> [What the exercise asks] Look through the entries below and extract exactly the lines from the one containing "Reproduce this chart with matplotlib." through the one containing "ax.set_ylim(0, ymax)", ends included.

> [Data listing]
** START **
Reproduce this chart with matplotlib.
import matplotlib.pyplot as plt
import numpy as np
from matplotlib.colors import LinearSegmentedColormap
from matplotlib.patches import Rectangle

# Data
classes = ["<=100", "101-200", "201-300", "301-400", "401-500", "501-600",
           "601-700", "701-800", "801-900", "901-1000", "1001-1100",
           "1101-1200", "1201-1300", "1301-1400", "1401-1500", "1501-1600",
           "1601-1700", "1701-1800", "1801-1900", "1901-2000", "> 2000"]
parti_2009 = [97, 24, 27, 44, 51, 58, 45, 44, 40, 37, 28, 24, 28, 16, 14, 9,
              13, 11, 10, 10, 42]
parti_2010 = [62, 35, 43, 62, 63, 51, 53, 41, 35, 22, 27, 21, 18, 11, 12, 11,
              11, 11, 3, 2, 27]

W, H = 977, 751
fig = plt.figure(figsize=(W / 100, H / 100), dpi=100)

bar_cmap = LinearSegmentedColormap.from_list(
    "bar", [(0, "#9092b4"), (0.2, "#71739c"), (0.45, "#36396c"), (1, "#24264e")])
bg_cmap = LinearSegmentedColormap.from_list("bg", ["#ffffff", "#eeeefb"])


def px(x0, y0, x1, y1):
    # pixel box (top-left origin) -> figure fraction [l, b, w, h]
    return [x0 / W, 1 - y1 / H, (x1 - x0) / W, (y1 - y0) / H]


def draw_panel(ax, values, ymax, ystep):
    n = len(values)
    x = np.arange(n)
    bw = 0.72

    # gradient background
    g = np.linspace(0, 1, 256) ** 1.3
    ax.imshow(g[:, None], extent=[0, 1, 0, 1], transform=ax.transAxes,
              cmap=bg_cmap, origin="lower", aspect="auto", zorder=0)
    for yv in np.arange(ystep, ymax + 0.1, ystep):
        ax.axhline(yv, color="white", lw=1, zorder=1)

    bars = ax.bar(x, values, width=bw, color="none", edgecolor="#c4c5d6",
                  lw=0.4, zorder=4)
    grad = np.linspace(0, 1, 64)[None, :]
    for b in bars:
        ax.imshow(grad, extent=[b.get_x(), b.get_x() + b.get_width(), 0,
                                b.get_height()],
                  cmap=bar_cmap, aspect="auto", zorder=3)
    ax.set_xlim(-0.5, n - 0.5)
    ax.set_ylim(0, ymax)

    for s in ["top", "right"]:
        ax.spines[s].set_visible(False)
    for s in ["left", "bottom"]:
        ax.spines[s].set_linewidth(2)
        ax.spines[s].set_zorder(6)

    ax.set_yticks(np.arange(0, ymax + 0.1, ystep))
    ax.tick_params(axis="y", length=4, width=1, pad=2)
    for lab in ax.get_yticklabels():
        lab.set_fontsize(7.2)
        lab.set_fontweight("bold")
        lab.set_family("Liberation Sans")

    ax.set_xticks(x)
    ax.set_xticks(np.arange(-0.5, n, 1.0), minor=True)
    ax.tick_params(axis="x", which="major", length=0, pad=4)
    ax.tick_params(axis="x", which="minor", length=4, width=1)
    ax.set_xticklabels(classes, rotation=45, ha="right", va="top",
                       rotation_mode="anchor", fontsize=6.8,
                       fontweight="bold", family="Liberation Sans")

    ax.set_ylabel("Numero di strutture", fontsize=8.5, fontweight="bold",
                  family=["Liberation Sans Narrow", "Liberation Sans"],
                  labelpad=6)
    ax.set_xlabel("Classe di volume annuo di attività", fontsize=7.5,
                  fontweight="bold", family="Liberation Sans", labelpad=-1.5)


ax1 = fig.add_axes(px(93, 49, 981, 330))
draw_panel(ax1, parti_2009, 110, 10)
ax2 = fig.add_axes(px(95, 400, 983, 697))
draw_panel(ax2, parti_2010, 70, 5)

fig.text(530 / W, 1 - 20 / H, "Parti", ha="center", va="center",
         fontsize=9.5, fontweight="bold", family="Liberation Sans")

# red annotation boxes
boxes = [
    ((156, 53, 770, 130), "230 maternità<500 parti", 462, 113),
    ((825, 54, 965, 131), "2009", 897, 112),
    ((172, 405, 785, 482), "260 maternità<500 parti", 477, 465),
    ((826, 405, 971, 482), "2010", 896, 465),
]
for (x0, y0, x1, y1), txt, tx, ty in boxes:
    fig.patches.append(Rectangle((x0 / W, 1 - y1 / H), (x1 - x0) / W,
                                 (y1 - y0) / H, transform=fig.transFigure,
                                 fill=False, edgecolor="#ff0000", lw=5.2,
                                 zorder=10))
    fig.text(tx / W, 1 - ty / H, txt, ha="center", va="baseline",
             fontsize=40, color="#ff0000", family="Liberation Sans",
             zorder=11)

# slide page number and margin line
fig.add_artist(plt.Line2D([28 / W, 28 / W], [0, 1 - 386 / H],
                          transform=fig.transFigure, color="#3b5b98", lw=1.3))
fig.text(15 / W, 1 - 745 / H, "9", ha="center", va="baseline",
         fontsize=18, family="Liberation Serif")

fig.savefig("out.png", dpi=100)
** END **
** START **
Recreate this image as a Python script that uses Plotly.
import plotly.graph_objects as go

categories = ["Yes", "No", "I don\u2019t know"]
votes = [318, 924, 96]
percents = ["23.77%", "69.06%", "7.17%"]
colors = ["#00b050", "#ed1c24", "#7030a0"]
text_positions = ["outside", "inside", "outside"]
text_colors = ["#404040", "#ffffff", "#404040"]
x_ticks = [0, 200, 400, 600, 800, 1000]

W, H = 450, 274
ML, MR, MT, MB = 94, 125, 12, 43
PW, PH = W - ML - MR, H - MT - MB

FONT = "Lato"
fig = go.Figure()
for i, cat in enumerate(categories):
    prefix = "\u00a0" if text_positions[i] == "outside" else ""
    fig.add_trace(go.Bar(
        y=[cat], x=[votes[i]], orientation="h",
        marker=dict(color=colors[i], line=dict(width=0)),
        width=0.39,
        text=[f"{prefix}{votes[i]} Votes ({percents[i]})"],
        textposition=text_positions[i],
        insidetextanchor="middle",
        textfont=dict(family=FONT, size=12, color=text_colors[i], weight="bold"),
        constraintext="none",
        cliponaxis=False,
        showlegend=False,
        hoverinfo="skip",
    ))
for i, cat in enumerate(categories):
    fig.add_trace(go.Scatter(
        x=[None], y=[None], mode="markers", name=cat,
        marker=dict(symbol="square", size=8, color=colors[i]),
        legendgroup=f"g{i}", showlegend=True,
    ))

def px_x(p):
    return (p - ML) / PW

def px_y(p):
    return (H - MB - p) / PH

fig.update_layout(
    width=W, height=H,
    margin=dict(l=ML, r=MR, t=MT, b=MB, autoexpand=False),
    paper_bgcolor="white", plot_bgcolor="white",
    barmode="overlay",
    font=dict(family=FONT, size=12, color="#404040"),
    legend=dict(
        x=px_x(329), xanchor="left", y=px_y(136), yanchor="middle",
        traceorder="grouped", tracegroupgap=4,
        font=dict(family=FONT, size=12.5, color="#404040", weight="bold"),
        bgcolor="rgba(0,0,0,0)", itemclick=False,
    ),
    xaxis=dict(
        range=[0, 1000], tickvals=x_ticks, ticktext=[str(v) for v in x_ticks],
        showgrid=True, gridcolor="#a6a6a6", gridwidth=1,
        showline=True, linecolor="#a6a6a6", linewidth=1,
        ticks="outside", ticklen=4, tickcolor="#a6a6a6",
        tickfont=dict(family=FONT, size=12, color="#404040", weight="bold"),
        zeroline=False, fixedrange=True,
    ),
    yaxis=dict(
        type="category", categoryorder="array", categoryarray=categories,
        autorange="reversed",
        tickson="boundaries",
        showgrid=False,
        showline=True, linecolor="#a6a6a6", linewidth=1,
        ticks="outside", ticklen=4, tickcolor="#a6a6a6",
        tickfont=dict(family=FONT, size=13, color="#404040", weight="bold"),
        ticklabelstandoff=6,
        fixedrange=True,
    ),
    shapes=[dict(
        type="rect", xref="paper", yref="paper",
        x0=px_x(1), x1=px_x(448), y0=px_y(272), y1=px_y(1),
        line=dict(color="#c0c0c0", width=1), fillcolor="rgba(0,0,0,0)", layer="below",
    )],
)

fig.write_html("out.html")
** END **
> [Task solution]
Reproduce this chart with matplotlib.
import matplotlib.pyplot as plt
import numpy as np
from matplotlib.colors import LinearSegmentedColormap
from matplotlib.patches import Rectangle

# Data
classes = ["<=100", "101-200", "201-300", "301-400", "401-500", "501-600",
           "601-700", "701-800", "801-900", "901-1000", "1001-1100",
           "1101-1200", "1201-1300", "1301-1400", "1401-1500", "1501-1600",
           "1601-1700", "1701-1800", "1801-1900", "1901-2000", "> 2000"]
parti_2009 = [97, 24, 27, 44, 51, 58, 45, 44, 40, 37, 28, 24, 28, 16, 14, 9,
              13, 11, 10, 10, 42]
parti_2010 = [62, 35, 43, 62, 63, 51, 53, 41, 35, 22, 27, 21, 18, 11, 12, 11,
              11, 11, 3, 2, 27]

W, H = 977, 751
fig = plt.figure(figsize=(W / 100, H / 100), dpi=100)

bar_cmap = LinearSegmentedColormap.from_list(
    "bar", [(0, "#9092b4"), (0.2, "#71739c"), (0.45, "#36396c"), (1, "#24264e")])
bg_cmap = LinearSegmentedColormap.from_list("bg", ["#ffffff", "#eeeefb"])


def px(x0, y0, x1, y1):
    # pixel box (top-left origin) -> figure fraction [l, b, w, h]
    return [x0 / W, 1 - y1 / H, (x1 - x0) / W, (y1 - y0) / H]


def draw_panel(ax, values, ymax, ystep):
    n = len(values)
    x = np.arange(n)
    bw = 0.72

    # gradient background
    g = np.linspace(0, 1, 256) ** 1.3
    ax.imshow(g[:, None], extent=[0, 1, 0, 1], transform=ax.transAxes,
              cmap=bg_cmap, origin="lower", aspect="auto", zorder=0)
    for yv in np.arange(ystep, ymax + 0.1, ystep):
        ax.axhline(yv, color="white", lw=1, zorder=1)

    bars = ax.bar(x, values, width=bw, color="none", edgecolor="#c4c5d6",
                  lw=0.4, zorder=4)
    grad = np.linspace(0, 1, 64)[None, :]
    for b in bars:
        ax.imshow(grad, extent=[b.get_x(), b.get_x() + b.get_width(), 0,
                                b.get_height()],
                  cmap=bar_cmap, aspect="auto", zorder=3)
    ax.set_xlim(-0.5, n - 0.5)
    ax.set_ylim(0, ymax)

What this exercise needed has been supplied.